En [189?], un viaje hizo escritor, mejor dicho poeta, a don Clodomiro Castro, al comprobar el acento de hombredad [sic] que emergía de la pampa. Escribió un poema en cinco cantos, intitulado “Las Pampas Salitreras”. Espero referirme a él con detención en venidera crónica. Es no solo cronológicamente, sino que en toda forma, el primer poeta del desierto chileno.

Y en salto gigantesco, hallamos hoy, en un libro recién aparecido, a los actuales poetas de la pampa. El libro se llama “Inauguración de la Tierra” y fue escrito por Manuel Durán Díaz, en Antofagasta, y publicado por la comprensión de un Comité de Cultura Municipal que anima el fervor y la juventud de un Alcalde que no traiciona el postulado social, que durante 18 años, practicó don Maximiliano Poblete, el “Alcalde Modelo”.

Antes, en 1934, Manuel Sánchez Aliste, con ocasión de la Primera Semana Antofagastina, publicó un folleto de semblanzas de intelectuales de Antofagasta. El esfuerzo de Durán Díaz es más ágil y la selección más amplia.
No es prudente referirse a los poetas que presenta Durán Díaz, sin antes aludir, aunque sea de paso, a los que les anteceden: Salvador Reyes, nacido en Taltal, firma sus primeras estrofas en Antofagasta, donde su abuelo tiene una calle, su abuelo explorador e industrial; con Mario Bonat y Cayetano Gutiérrez Valencia. Zaydel editó la revista inefable de los poetas: la hoja azul con que se hace el volantín del sueño. 
Le siguen: Gustavo Alvial con sus libros “Muecas ("Voces") en la Sombra”, “Sinfonía de los Jardines” y “Olalaí y sus Películas”. Alvial guarda los originales de una poesía en torno a la pampa que sería hermoso que los entregara a la publicidad, porque son la historia en verso del caliche y su sangre: es “Puerto del Norte”; y Augusto Iglesias (Julio Talanto), que emociona con los sonetos de sus “Plegarias de la carne: audacia, sonido” y Neftalí Agrella, de cultura y sensibilidad modernas.
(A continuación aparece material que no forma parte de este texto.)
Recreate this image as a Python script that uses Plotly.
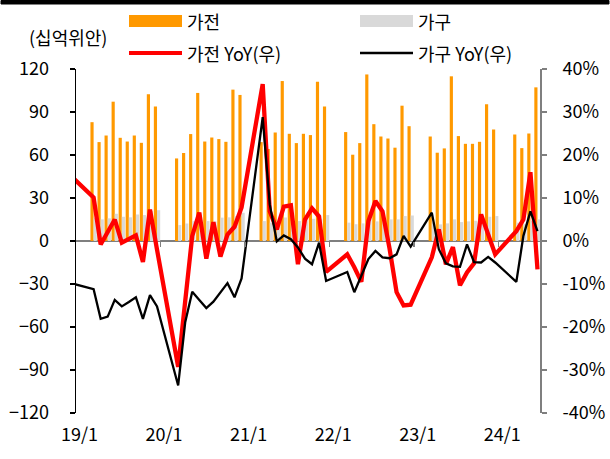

En 1929, florecen numerosos poetas que junté en derredor de mi hoja de poemas lanzada desde un avión: “Carcaj”. Estaban conmigo. Eduardo Ventura López, poeta y pintor, autor de “Perfil Absurdo” (1931), libro claro; Fredes Rodríguez; Norberto Hewitt; Orlando Cáceres Allendes; Rodó Vidal; Roberto Almaraz; Julio Iglesias, el poeta de “Gurumas” (1931) y de las crónicas de “Andenes” (1942); el fino y malogrado Jenaro Vidal (pseudónimo del maestro Olmedo Bascuñán); Arcadio Méndez Vera, que regaló a Pablo Garrido los originales de un libro que pudo ser una pequeña luz de gozo; el Presbítero Luis Urzúa; Juan Abud, fecundo y silenciado; los hermanos Erazo Armas; el doctor Antonio Morris, gran amigo de Rojas Jiménez. En Chuquicamata, se enternecía la lírica menor de Dinka Ilic; y en Iquique, un profesor primario, Céspedes Cerda, pulía las noches con su canto.
De tránsito en Antofagasta nos enseñó bastante la cordialidad de Alberto Mauret Caamaño. Y el poeta Eusebio Ibar, promesa de “Selva Lírica”, con Benjamín Mellado, trazó nuevas rutas al ensueño. Pasaron más… Tantos…
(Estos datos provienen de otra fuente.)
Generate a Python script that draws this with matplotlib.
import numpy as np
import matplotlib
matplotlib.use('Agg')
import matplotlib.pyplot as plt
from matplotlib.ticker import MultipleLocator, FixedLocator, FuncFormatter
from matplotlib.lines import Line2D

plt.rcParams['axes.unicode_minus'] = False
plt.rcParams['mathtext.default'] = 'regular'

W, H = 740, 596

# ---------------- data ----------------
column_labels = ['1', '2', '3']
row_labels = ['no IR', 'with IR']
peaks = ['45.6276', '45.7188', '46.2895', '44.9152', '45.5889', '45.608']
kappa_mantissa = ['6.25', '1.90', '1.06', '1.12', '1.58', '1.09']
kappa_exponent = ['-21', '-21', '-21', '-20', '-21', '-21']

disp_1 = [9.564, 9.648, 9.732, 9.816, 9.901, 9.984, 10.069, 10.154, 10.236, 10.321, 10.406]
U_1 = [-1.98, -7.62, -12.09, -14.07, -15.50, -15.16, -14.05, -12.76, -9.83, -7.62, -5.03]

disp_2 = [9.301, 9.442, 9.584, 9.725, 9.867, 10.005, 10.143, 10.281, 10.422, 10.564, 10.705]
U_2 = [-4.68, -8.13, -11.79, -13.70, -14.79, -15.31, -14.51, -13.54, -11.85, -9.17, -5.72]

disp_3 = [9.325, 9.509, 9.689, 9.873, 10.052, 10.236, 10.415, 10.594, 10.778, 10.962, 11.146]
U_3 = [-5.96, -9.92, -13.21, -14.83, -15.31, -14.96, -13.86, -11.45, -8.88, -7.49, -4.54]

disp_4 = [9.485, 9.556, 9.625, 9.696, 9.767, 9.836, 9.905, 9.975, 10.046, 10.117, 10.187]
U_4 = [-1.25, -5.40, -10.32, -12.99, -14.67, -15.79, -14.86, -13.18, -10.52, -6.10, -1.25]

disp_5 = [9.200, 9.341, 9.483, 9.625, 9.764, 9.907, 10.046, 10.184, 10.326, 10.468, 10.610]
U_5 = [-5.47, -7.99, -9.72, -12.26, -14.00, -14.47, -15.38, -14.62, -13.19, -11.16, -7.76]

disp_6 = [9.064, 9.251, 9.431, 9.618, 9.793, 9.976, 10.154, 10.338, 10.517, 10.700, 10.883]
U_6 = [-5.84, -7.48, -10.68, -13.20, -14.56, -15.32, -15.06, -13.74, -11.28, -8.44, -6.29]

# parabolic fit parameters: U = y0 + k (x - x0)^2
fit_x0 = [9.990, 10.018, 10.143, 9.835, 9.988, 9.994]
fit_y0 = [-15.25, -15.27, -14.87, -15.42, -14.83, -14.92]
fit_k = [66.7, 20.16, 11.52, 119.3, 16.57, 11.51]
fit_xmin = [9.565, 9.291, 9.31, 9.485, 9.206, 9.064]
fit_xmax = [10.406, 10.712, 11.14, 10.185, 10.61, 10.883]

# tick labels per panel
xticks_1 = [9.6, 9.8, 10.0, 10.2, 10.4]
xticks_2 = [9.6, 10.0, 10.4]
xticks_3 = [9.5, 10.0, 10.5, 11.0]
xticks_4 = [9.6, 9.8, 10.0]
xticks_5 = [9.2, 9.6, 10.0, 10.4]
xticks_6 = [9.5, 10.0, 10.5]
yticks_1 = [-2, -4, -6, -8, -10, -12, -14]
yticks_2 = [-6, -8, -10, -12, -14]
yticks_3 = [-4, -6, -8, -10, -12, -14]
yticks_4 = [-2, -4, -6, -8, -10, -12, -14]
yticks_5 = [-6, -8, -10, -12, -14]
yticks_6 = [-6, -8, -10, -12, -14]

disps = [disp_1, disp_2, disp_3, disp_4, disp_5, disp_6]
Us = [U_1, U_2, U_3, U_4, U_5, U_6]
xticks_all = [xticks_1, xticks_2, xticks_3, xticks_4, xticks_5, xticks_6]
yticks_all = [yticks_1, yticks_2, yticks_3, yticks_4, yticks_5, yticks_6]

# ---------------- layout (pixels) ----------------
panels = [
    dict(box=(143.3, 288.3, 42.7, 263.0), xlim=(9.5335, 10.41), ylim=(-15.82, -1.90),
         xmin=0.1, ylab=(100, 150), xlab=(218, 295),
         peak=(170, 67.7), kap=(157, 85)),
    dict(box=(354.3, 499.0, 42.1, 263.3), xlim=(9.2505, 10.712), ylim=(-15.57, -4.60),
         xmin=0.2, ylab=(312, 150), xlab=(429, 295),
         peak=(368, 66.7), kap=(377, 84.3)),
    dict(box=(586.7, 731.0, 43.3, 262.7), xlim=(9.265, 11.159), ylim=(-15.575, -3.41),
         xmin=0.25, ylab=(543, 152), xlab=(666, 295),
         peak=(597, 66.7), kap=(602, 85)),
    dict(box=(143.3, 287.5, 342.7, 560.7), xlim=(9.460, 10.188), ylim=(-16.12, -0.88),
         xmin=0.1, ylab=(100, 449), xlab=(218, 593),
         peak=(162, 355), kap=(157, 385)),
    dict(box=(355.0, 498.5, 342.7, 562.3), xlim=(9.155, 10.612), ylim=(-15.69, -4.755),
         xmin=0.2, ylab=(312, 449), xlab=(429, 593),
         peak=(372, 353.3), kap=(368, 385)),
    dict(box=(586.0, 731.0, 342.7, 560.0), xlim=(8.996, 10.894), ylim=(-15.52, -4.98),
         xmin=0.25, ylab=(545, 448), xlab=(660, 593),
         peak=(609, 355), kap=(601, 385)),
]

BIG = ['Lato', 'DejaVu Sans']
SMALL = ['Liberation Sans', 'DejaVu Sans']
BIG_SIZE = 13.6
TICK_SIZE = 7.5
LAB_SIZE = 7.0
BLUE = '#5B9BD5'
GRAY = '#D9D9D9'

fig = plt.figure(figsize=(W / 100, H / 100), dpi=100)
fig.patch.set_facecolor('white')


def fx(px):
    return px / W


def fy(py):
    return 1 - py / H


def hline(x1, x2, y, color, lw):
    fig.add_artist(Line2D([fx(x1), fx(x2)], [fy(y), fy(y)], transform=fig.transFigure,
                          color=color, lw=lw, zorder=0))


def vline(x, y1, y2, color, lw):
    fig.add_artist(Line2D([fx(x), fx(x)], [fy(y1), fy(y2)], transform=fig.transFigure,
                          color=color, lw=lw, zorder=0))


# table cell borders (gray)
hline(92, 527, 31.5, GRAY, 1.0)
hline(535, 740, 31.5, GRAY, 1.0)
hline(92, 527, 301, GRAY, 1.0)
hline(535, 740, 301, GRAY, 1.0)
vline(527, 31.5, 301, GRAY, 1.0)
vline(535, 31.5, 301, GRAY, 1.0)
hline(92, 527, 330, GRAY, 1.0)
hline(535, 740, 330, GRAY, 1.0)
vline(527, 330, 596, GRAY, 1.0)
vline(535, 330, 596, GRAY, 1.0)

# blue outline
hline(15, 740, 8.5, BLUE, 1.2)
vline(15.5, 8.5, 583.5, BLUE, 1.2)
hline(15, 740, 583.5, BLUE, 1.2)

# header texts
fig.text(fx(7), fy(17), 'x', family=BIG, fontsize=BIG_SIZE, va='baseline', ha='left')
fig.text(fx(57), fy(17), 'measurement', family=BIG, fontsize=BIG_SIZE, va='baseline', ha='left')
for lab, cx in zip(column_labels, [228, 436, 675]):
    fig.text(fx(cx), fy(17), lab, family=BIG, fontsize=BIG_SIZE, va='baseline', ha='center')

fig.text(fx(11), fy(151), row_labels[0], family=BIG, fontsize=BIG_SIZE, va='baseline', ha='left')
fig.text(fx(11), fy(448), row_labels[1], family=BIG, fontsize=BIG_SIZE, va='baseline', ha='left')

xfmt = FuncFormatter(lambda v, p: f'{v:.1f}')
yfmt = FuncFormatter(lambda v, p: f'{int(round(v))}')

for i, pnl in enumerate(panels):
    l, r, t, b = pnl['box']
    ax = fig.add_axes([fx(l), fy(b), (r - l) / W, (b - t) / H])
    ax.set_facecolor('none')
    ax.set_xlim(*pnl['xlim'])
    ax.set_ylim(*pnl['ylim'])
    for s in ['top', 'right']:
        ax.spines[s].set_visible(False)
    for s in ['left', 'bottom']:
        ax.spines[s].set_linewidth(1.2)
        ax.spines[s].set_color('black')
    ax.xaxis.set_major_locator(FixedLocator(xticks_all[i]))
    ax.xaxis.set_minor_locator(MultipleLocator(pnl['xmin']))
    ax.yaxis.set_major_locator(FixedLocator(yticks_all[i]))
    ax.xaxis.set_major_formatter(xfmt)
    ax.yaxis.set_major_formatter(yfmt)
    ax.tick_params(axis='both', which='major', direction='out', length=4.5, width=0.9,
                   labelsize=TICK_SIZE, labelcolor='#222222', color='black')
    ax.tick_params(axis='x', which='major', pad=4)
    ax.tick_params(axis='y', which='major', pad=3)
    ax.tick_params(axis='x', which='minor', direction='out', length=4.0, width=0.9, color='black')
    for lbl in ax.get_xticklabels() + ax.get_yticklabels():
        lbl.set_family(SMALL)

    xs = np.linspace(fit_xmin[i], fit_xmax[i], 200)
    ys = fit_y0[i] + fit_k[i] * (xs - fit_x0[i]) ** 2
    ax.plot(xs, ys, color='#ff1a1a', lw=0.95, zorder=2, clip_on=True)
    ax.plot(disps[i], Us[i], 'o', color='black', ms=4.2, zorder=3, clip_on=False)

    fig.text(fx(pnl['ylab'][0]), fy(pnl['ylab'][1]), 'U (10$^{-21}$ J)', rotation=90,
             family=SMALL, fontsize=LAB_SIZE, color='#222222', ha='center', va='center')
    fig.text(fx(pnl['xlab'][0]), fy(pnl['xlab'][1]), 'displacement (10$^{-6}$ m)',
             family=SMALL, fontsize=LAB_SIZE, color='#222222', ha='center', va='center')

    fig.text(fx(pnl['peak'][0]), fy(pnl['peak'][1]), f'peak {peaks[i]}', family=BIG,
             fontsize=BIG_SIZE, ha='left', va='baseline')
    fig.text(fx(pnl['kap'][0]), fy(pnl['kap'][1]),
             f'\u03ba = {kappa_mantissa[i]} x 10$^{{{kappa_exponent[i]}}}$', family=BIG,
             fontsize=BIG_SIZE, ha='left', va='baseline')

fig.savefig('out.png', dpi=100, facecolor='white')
Para final quede la poesía de Atilio Macchiavello Varas, en “Sonetos de la Inquietud Distante” y “Albas de Medianoche”, libros que certifican una frente viva, inquieta de planos renovados, y que ahora se entrega íntegra a la ciencia. Macchiavello cantó a la pampa en estrofas sonoras y de luminosa construcción.
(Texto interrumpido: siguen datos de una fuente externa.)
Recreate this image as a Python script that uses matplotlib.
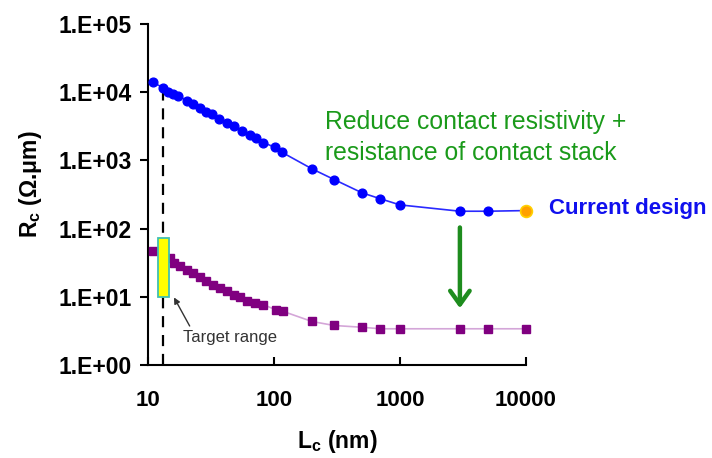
import matplotlib
matplotlib.use("Agg")
import matplotlib.pyplot as plt
from matplotlib.patches import Rectangle

plt.rcParams['font.family'] = ['Liberation Sans', 'DejaVu Sans']
plt.rcParams['mathtext.fontset'] = 'custom'
plt.rcParams['mathtext.rm'] = 'Liberation Sans:bold'
plt.rcParams['mathtext.it'] = 'Liberation Sans:bold'
plt.rcParams['mathtext.bf'] = 'Liberation Sans:bold'

# current design (blue)
lc_blue = [10.9, 13.1, 14.3, 15.7, 17.2, 20.2, 22.6, 25.7, 28.7, 32, 36.4, 42.1,
           47.7, 55.1, 63.8, 72.3, 82.2, 102, 116, 200, 300, 500, 700, 1000,
           3000, 5000]
rc_blue = [13900, 11700, 10200, 9570, 8940, 7550, 6820, 5960, 5210, 4870, 4110,
           3590, 3250, 2740, 2400, 2100, 1830, 1550, 1310, 753, 525, 335, 274,
           223, 180, 180]
lc_current = [10000]
rc_current = [184]

# improved contact stack (purple)
lc_purple = [10.9, 13, 14.8, 16.1, 17.9, 20.2, 22.5, 25.7, 29, 32.8, 37, 41.9,
             47.9, 54, 61, 70, 82, 103, 117, 200, 300, 500, 700, 1000, 3000,
             5000, 10000]
rc_purple = [47.3, 42, 37, 31.1, 28.8, 24.9, 22.2, 19.4, 17.3, 15.1, 13.5, 12.1,
             10.8, 9.87, 8.83, 8.06, 7.71, 6.45, 6.15, 4.35, 3.8, 3.58, 3.4, 3.4,
             3.4, 3.4, 3.4]

target_lc = 13.1
target_lo, target_hi = 10, 74

xticks = [10, 100, 1000, 10000]
xlabels = ['10', '100', '1000', '10000']
yticks = [1, 10, 100, 1000, 10000, 100000]
ylabels = ['1.E+00', '1.E+01', '1.E+02', '1.E+03', '1.E+04', '1.E+05']

fig = plt.figure(figsize=(7.12, 4.58), dpi=100)
ax = fig.add_axes([0.2083, 0.203, 0.530, 0.7445])
ax.set_xscale('log')
ax.set_yscale('log')
ax.set_xlim(10, 10000)
ax.set_ylim(1, 100000)

# dashed line at target length
ax.plot([target_lc, target_lc], [1, 12500], color='black', lw=1.6,
        dashes=(5, 3.5), zorder=2)

ax.plot(lc_purple, rc_purple, color='#d4a6d8', lw=1.2, zorder=3, clip_on=False)
ax.plot(lc_purple, rc_purple, 's', color='#800080', ms=6.3, mec='#800080',
        zorder=4, clip_on=False)

# target range bar
ax.add_patch(Rectangle((11.9, target_lo), 14.6 - 11.9, target_hi - target_lo,
                       facecolor='#ffff00', edgecolor='#40c0b0', lw=1.3,
                       zorder=5))

ax.plot(lc_blue + lc_current, rc_blue + rc_current, color='#2a2aff', lw=1.2,
        zorder=6, clip_on=False)
ax.plot(lc_blue, rc_blue, 'o', color='#0000ff', ms=6.3, zorder=7, clip_on=False)
ax.plot(lc_current, rc_current, 'o', color='#ffa000', mec='#ffd000', ms=8.5,
        mew=1.2, zorder=8, clip_on=False)

ax.annotate('Target range', xy=(16.0, 9.8), xytext=(18.9, 2.14),
            fontsize=12, color='#333333', ha='left', va='baseline',
            arrowprops=dict(arrowstyle='-|>', color='#333333', lw=1,
                            mutation_scale=9, shrinkA=0, shrinkB=0,
                            relpos=(0.07, 1.3)))

ax.annotate('', xy=(3000, 6.8), xytext=(3000, 104),
            arrowprops=dict(arrowstyle='->,head_length=0.7,head_width=0.5',
                            color='#1e8c1e', lw=3.2, mutation_scale=14,
                            shrinkA=0, shrinkB=0))

ax.text(252, 5430, 'Reduce contact resistivity +\nresistance of contact stack',
        fontsize=17.8, color='#1a9a1a', ha='left', va='top', linespacing=1.33)
ax.text(15400, 197, 'Current design', fontsize=16, fontweight='bold',
        color='#1010ee', ha='left', va='center', clip_on=False)

ax.set_xticks(xticks)
ax.set_xticklabels(xlabels)
ax.set_yticks(yticks)
ax.set_yticklabels(ylabels)
ax.minorticks_off()
ax.tick_params(axis='x', direction='in', length=6, width=1.5, pad=18,
               labelsize=16)
ax.tick_params(axis='y', direction='out', length=6, width=1.5, pad=6,
               labelsize=16.5)
for lab in ax.get_xticklabels() + ax.get_yticklabels():
    lab.set_fontweight('bold')

for side in ['top', 'right']:
    ax.spines[side].set_visible(False)
for side in ['left', 'bottom']:
    ax.spines[side].set_linewidth(1.5)

ax.set_xlabel(r'L$_\mathrm{c}$ (nm)', fontsize=16.5, fontweight='bold',
              labelpad=12)
ax.set_ylabel(r'R$_\mathrm{c}$ ($\Omega$.$\mu$m)', fontsize=16.5,
              fontweight='bold')
ax.yaxis.set_label_coords(-0.277, 0.53)

fig.savefig('out.png', dpi=100)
Y diseñado lo que había, entremos en lo que hay y que nos brinda la obra de Durán Díaz, Raúl Huerta Palma, Raquel Gutiérrez, Nicolás Ferraro, Arturo Ramírez, Danilo Tacussis, y el propio antologuista. En todos domina el color vagabundo de la ola y la forma es libre. Gente de veinte años.

Huerta murió en Santiago el año pasado, soñando el libro: ternura y caminos se plasmaban en su poesía de imagen clara: “Los relámpagos blandían sus cuchillos, empecinados en tajar la niebla”. Raquel Gutiérrez posee el valor de la depuración; es leve y límpida, distinta a las poetisas que se derraman y lloran; su vena amorosa se vierte en pequeñas composiciones de corazón de agua; en 1939, dirigió un mensuario de arte (“Pulso”). Nicolás Ferraro, estudiante del Pedagógico, va de la lucha social al poema de entronque surrealista; se nota el visitante de cenáculos literarios que sabe aprovechar lo medular; su poema “Viento en Pampa Unión” es una muestra de aquellos villorrios que el desierto rodea como un animal peligroso. Arturo Ramírez es el más intenso en la fosforescencia de su lírica no exenta de fábulas y de voces interiores. Danilo Tacussis se inicia con el corazón por plectro. Y Durán Díaz, se pulimenta en un esfuerzo de color; sus poemas están aún recargados de elementos, como su prosa entusiasta, pero con margen para la más cierta venida del poeta:

“El minero alza en la pampa sus ojos amarillos”.


El libro de Durán rompe el silencio y el desconocimiento que nos distancia de este mundo tan rico en sugestiones. Si de las zonas vitales nos llegaran continuamente obras como esta, la faz chilena estaría en vías de su gran suma, por el conducto de las cifras parciales. Y por ello es que les insinuamos a los poetas de nuestro norte desdeñado, a pesar de sus caudales, que investiguen el alma de su tierra; el pecado estaría en que no tocasen la honda materia de arte que la pampa les ofrece. Ellos han nacido con las manos del artífice: ¡que labren de su propio recinto de abandono el numeral del salitre! Necesitamos libros como este. Y en estos libros, el corazón de las provincias chilenas, para que el de la Patria sea más verídico y más ancho, más potente y más nuestro!